Wednesday, August 13, 2008

HCwDB of the Week: Crapser The Douchey Ghost


This was a two couple race between the pale Crapser and Mamacita Hott, and the greased up Squidward and the surgically endowed Janice.

In a way, it was classic beachchoad versus the unhealthy rocker scrote.

Two disparate branches of the douchological tree going for the same prize. And by prize, I mean the lip herp. Bill Doucheterive explains why Crapser and Mamacita rise up as a fully superior Hottie/Douchey contradiction:

Crapser. Bigger douche to hott ratio. I would learn how to play the spanish guitar if only to serenade this lovely mamacita, then be told I called the wrong number accidentally and called a Mr. Edward Lonsberry of Bear, DE. and that I would incure several long distance charges.

I’m glad you’re appreciating the mamacita hottness, B.D., as I feel she’s been sadly overlooked, given the monstrosity she’s cuddling. Nick agrees:

Crapser – and it’s not close. That guy makes me happy to be sitting at home playing Wii Baseball on a Saturday night – because I won’t see him out somewhere.

Interesting use of the Wii functionality there Nick. crucial head agrees:

Crapser FTW. Carmelita my mocha love is the sort of lass that reduces normally well spoken gentlemen into an expletive laden stream of adjectives. He curdles blood at the precise moment one’s retinas begin relaying the patterns of light making up this image to the visual cortex.

Strong arguments all around. And apparently it was a Wii weekend for the readers of HCwDB, as El Duderino disagrees, casting in for Squidward and Janice’s two friends:

He is Captain Nemo’s worst nightmare. A mobile slip ‘n’ slide of terror that can only end in him jumping on a plastic lounge chair and breaking his arm…then try to get up and make it look like he meant to do that.
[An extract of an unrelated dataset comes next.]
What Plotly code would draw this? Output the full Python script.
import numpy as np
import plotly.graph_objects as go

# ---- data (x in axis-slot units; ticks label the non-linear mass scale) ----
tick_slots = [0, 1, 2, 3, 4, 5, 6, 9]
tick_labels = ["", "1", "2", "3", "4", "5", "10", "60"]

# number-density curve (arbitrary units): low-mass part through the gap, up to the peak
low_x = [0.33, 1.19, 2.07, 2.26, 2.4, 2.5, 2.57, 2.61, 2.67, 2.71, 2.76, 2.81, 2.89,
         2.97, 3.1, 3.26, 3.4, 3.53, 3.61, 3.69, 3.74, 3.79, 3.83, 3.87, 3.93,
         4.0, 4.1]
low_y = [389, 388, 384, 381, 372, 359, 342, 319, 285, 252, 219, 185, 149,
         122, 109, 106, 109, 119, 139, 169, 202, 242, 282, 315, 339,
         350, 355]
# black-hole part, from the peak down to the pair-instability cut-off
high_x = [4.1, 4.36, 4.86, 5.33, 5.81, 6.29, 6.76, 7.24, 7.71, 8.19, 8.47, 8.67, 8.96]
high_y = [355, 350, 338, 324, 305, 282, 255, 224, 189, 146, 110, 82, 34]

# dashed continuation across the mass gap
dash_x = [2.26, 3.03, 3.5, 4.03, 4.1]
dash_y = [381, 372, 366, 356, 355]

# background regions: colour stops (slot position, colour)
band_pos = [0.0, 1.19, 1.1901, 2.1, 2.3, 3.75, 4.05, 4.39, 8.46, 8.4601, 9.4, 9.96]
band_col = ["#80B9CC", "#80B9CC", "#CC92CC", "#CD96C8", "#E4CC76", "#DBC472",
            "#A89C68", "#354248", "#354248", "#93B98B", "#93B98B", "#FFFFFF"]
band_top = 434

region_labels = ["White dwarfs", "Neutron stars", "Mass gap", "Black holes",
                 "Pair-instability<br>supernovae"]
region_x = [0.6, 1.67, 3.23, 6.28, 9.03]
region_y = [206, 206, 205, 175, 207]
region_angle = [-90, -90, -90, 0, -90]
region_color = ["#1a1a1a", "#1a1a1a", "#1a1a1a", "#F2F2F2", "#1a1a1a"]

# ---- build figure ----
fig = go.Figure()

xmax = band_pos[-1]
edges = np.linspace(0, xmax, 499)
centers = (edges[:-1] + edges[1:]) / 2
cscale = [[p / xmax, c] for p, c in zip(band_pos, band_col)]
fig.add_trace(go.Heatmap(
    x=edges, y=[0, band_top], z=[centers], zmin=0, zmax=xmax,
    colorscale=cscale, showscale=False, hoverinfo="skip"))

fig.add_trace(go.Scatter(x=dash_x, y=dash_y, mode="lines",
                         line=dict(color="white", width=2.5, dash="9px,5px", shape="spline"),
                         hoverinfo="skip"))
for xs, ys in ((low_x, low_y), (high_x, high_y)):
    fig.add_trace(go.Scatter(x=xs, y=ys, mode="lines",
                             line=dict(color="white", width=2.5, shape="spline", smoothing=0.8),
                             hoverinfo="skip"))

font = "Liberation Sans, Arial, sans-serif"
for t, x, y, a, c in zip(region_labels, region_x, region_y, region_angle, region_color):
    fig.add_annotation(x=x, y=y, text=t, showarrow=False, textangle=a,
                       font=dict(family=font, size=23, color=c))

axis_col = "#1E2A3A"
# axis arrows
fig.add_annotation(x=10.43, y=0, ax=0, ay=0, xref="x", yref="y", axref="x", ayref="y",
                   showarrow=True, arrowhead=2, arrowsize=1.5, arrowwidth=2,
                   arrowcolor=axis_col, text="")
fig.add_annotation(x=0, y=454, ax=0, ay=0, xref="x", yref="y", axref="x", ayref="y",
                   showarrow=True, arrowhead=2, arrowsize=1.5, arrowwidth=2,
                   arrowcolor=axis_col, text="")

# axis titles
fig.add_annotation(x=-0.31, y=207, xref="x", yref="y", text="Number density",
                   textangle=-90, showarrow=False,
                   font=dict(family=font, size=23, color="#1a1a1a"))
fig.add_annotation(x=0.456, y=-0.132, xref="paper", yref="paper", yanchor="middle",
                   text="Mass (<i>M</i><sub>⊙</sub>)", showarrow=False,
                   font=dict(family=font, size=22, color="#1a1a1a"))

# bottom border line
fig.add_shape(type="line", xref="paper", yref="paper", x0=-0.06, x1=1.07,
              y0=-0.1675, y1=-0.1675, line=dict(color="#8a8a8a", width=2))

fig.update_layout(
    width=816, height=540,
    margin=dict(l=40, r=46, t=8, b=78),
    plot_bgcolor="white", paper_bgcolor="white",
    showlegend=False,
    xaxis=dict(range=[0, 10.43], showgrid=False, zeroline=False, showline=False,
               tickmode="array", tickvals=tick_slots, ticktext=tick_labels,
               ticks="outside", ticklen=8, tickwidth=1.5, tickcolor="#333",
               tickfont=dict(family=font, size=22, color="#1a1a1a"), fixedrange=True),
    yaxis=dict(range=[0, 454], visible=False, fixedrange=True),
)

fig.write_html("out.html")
She is the definition of side boob. As much as she’s lying to us all with her surgically enhanced throw pillows, I’d still put my Wii Boxing training to good use and give her the ole ‘left/right’ followed by the ole in and out.

I see what you did there, E.D., jumping from Wii to Clockwork references. Planktony agrees, mesmerized by the large mounds of Janice in the presence of such a grease oven:

Squidward. While there’s ample douchiness in all three candidates, Squid’s hott is by far the most honeysucklethigh. And I can’t even see her thighs.
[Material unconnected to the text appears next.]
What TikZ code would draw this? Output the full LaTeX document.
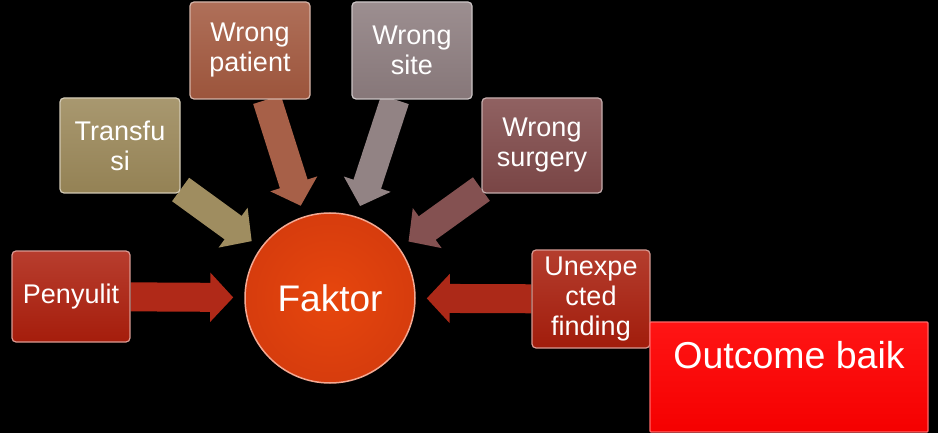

Akimbo or not, the giant orbs of delight are mezmerizing. I’d bus it to Bayonne wrapped in red jellyfish tentacles and spend all day drinking warm budlight on a cheezy boat tied up to three cheezier boats all blaring different house music if Nunzio told me she was so into tentacles that she wouldn’t mind the smell.

Much can be said for the power of the side boob.

However, I thought Velcro Flabulous, and especially his Nordic Delight, deserved more attention, especially with Donkey Douche’s approving presence, but they fell by the wayside. Hawthorne casts a dissenting vote:

Velcro Fabulous must win.

For a perfect storm exists, not only the utter douchery of wearing kids shoes to the pool, but the delightful innocence of the viking temptress, combined with the implicit approval from a HoF ‘bag. A home run….Nay a grand slam of douchbaggery

But it is the Crapser who takes the pale, unhealthily unpigmented douche cake this week. John Wilmot, 2nd Earl Of Douchechester explains:

It is rare indeed that a douche appears on this site who possesses that unique combination of scrotery and a comically surreal appearence that causes me to laugh out loud.

Crapser the Douchey Ghost had me laughing out loud for a solid minute; a feat surpassed only by the legendary Millennium Bag.

Crapser FTW

And LL E-Dogg takes it home:

I think, for me, it all goes back to the anarchic-douche. Trying to go against the system, and then trying to work it into your favor in order to score Carmelita Hott is the ultimate in hypocrisy. You can’t use the system to your advantage in this way, and still listen to Rage Against the Machine. I vote for Crapser!

Well argued LLED. Book Crapser a ghostly ticket in the monthly.

But fret not Squidward fans. Methinks Janice’s sideboob will be up for a Douchie Award at the Douchies in December.